CCE Vs. SUNDARAM CLAYTON LTD.

Decided On August 25, 2006
CCE Appellant
V/S
SUNDARAM CLAYTON LTD. Respondents

JUDGEMENT

(1.) THERE is no representation for the respondents despite notice, nor any request of theirs for adjournment. In the circumstances, we are bent on disposing of this appeal of the year 1999. Accordingly, we have examined records and heard the learned SDR.

(2.) IT appears from the records that the respondents during the material period were engaged in the manufacture of aluminium profiles of Chapter 76 of the CETA Schedule. They purchased aluminium ingots and got them converted into aluminium alloy by job -workers under Rule 57F(2) of the Central Excise Rules, 1944. The alloy so manufactured was received back and used by the respondents in the manufacture of aluminium profiles. In the course of this process, aluminium waste (ash and residue) would arise. Since the party did not have the facility for recycling such waste, they sent it to job -workers for conversion into aluminium alloy. This dispatch was done under Rule 57F(2) challan. The original authority demanded duty on the above ash and residue weighing 4223 Kgs holding that any waste and scrap arising in the course of manufacture of final product should have been cleared on payment of duty under Rule 57F(4). The appeal filed by the party against this decision was allowed by the Commissioner (Appeals) following the Tribunal's decision in Chloride Industries Ltd. v. Collector . The appellate authority held that Rule 57F(4) was not applicable to the goods inasmuch as waste generated in the assessee's premises was sent to job -workers and the processed goods were returned. The present appeal of the department is against the appellate Commissioner's decision.
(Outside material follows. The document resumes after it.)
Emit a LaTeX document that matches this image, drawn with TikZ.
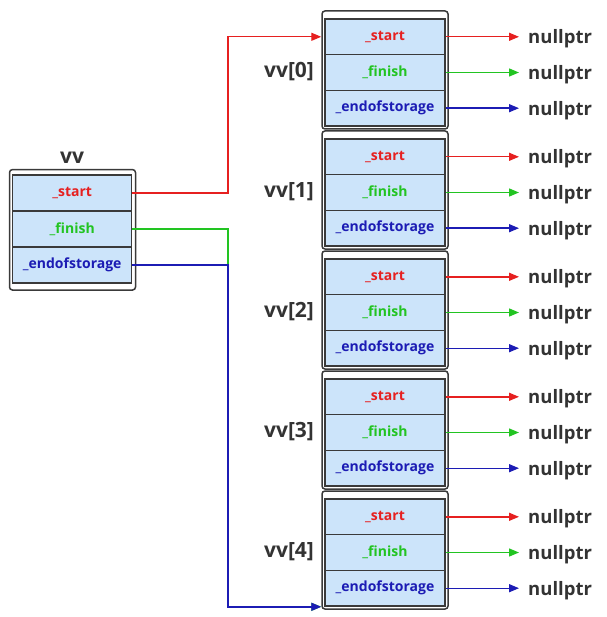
\documentclass[tikz,border=0pt]{standalone}
\usepackage{fontspec}
\setmainfont{Open Sans}
\usetikzlibrary{arrows.meta}
\definecolor{cellfill}{HTML}{CCE4FA}
\definecolor{edgecolor}{HTML}{3A3A3A}
\definecolor{startcolor}{HTML}{E62020}
\definecolor{finishcolor}{HTML}{22C422}
\definecolor{endcolor}{HTML}{1C1CB4}
\definecolor{textcolor}{HTML}{333333}

\tikzset{
  outerbox/.style={draw=edgecolor, fill=white, line width=1.5pt, rounded corners=3pt,
    minimum width=126pt, minimum height=118pt, inner sep=0pt},
  cell/.style={draw=edgecolor, fill=cellfill, line width=1.5pt, minimum width=120pt,
    minimum height=35.7pt, inner sep=0pt, font=\bfseries\fontsize{14}{16}\selectfont},
  title/.style={text=textcolor, inner sep=0pt, font=\bfseries\fontsize{21}{24}\selectfont},
  nullnode/.style={text=textcolor, anchor=west, inner xsep=9pt, inner ysep=0pt,
    font=\bfseries\fontsize{18.5}{21}\selectfont},
  ptr/.style={line width=1.4pt, -{Triangle[length=10pt,width=8pt]}},
}

\begin{document}
\begin{tikzpicture}[x=1pt, y=-1pt]
    \useasboundingbox (0,0) rectangle (606,617);

% Vector vv
    % Rectangle
    \node[outerbox, minimum width=126pt, minimum height=120.5pt] (vv) at (72.5,229.8) {};
    \node[title] (vvname) at (72,158) {vv};

    % Members of vv
    \node[cell, minimum width=119pt, minimum height=35.9pt, text=startcolor] (vv-s) at (72.2,193) {\_start};
    \node[cell, minimum width=119pt, minimum height=35.9pt, text=finishcolor] (vv-f) at (72.2,228.9) {\_finish};
    \node[cell, minimum width=119pt, minimum height=35.9pt, text=endcolor] (vv-e) at (72.2,264.8) {\_endofstorage};

% Elements vv[0] ... vv[4]
    \foreach \k in {0,...,4} {
        % Rectangle
        \node[outerbox] (blk\k) at (385,{70+120*\k}) {};
        \node[title] (lbl\k) at (289,{72+120*\k}) {vv[\k]};

        % Members
        \node[cell, text=startcolor] (c\k-s) at (385,{36.8+120*\k}) {\_start};
        \node[cell, text=finishcolor] (c\k-f) at (385,{72.5+120*\k}) {\_finish};
        \node[cell, text=endcolor] (c\k-e) at (385,{108.2+120*\k}) {\_endofstorage};

        % nullptr targets
        \node[nullnode] (ns\k) at (519,{39+120*\k}) {nullptr};
        \node[nullnode] (nf\k) at (519,{75+120*\k}) {nullptr};
        \node[nullnode] (ne\k) at (519,{110.5+120*\k}) {nullptr};

        % Arrows to nullptr
        \draw[ptr, startcolor] (c\k-s.east) -- (c\k-s.east -| ns\k.west);
        \draw[ptr, finishcolor] (c\k-f.east) -- (c\k-f.east -| nf\k.west);
        \draw[ptr, endcolor] (c\k-e.east) -- (c\k-e.east -| ne\k.west);
    }

% Arrows from vv to its elements
    \coordinate (bus) at (228,0);
    \draw[ptr, startcolor] (vv-s.east) -- (vv-s.east -| bus) |- (c0-s.west -| blk0.west);
    \draw[ptr, finishcolor] (vv-f.east) -- (vv-f.east -| bus) |- (c4-e.south -| blk4.west);
    \draw[ptr, endcolor] (vv-e.east) -- (vv-e.east -| bus) |- (c4-e.south -| blk4.west);

\end{tikzpicture}
\end{document}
(3.) THE learned SDR reiterates the grounds of this appeal and relies on Board's Circular No. 2/93/CX -8 dated 12.1.93 wherein it was clarified that removal of waste and scrap from the factory of production was governed by the provisions of Rule 57F(4). After perusal of this Circular, it appears to us that the activity considered by the Board was removal, from the factory, of waste and scrap arising out of process of manufacture of final product. Removal of waste and scrap from the factory to the job -worker's premises for retrieving final product was not considered by the Board. In the present case, it is on record that ash and residue arising in the course of manufacture of profiles were removed under Rule 57F(2) for retrieving aluminium alloy which was returned to the assessee for use in the manufacture of profiles. Such clearance of waste and scrap was permissible under Rule 57F(2) as held by the Tribunal in the case of Chloride Industries v. Collector (supra). We find that, in the present appeal no attempt has been made by the appellant to distinguish the case of Chloride Industries (supra) from the case on hand.